== Exercise instructions ==
Return the lines that follow, exactly as they appear, from the first through the one containing "import plotly.graph_objects as go"; no pictures are to be included.

====

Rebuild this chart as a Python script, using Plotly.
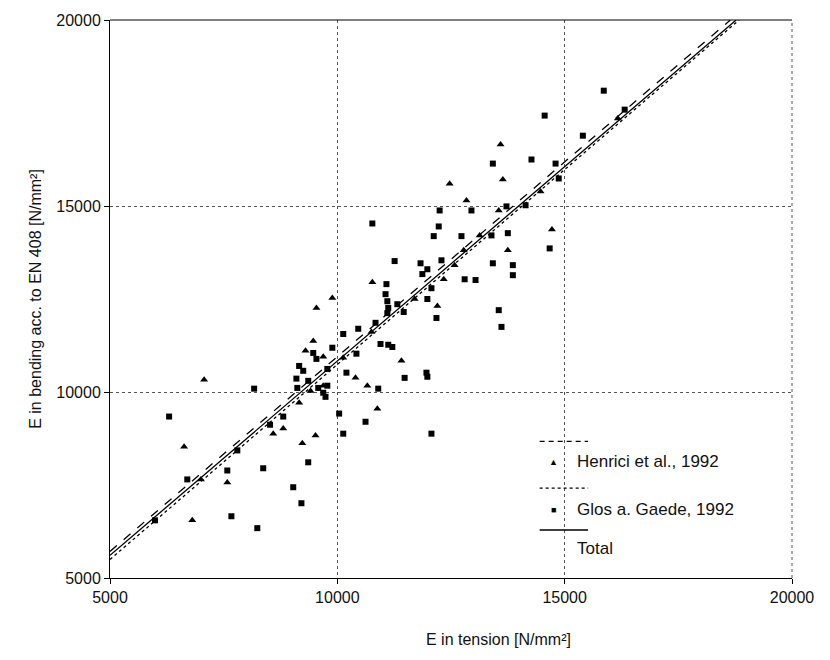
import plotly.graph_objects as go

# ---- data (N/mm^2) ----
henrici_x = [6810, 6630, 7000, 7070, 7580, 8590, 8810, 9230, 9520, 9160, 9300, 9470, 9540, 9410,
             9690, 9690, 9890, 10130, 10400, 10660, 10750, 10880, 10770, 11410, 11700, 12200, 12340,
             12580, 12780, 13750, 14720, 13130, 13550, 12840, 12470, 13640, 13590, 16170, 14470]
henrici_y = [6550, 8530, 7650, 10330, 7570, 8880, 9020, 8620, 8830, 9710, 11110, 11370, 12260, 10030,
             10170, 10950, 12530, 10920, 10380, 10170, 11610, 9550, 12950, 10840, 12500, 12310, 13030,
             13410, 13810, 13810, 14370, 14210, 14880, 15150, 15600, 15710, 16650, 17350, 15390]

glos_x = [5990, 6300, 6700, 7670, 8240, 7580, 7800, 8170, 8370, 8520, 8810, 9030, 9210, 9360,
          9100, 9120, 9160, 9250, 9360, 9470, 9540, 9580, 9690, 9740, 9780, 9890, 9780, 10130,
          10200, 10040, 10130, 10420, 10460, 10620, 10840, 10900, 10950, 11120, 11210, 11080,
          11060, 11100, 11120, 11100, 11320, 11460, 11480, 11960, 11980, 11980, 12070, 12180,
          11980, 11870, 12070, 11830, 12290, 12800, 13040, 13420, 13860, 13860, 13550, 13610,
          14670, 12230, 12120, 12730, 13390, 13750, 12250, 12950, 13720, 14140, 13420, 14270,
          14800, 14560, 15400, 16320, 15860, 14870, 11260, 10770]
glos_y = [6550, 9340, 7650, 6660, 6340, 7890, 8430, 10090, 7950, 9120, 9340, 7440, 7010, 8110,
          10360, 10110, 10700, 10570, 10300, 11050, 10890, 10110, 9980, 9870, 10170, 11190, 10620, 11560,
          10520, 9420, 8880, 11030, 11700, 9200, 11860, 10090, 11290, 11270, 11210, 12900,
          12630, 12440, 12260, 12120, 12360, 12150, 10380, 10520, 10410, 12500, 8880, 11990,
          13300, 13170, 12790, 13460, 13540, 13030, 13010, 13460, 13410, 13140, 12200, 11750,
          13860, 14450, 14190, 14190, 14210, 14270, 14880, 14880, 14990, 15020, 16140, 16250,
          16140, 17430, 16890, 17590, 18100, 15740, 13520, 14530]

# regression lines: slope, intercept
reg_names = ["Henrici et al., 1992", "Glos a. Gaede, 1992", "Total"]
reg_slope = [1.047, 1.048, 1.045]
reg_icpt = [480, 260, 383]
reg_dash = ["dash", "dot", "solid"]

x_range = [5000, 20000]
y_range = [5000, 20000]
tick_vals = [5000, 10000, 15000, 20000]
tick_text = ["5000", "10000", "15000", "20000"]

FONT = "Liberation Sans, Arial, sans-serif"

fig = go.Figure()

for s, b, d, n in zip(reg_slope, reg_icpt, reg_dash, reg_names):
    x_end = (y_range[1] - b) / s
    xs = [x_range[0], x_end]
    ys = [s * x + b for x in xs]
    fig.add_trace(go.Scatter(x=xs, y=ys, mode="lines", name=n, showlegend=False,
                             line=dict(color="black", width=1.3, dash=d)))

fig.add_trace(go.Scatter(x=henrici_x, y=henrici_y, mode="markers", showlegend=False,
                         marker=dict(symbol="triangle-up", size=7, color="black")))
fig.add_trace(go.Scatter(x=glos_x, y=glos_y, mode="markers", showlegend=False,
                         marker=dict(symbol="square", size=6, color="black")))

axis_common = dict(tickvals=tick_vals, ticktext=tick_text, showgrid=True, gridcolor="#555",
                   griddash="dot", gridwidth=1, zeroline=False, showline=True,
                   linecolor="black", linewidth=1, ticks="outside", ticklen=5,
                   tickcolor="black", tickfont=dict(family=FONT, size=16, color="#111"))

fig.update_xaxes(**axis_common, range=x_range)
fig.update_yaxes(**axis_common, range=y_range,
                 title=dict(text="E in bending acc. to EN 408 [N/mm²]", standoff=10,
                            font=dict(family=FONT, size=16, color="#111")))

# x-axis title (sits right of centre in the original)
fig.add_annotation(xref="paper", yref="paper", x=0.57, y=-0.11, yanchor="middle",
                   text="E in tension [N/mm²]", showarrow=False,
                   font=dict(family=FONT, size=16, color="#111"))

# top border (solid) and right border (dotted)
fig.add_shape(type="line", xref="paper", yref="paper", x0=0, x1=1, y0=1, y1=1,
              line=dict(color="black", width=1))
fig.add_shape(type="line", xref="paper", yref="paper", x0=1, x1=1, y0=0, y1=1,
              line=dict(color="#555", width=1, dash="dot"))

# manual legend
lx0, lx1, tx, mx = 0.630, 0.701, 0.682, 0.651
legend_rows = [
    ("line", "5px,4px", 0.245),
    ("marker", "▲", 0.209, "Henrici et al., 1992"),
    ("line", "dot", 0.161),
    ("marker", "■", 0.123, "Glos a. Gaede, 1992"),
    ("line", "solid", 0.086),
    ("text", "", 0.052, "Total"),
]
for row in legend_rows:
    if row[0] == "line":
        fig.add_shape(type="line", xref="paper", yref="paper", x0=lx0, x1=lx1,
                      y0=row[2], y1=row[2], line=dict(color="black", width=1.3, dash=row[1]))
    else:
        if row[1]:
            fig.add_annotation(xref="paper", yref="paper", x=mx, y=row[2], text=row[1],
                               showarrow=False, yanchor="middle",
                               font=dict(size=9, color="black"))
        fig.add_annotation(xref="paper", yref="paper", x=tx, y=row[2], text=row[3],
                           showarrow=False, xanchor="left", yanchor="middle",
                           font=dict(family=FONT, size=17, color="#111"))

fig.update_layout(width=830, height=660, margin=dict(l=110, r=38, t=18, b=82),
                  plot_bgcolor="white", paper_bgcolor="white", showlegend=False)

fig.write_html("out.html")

====

== Task result ==
Rebuild this chart as a Python script, using Plotly.
import plotly.graph_objects as go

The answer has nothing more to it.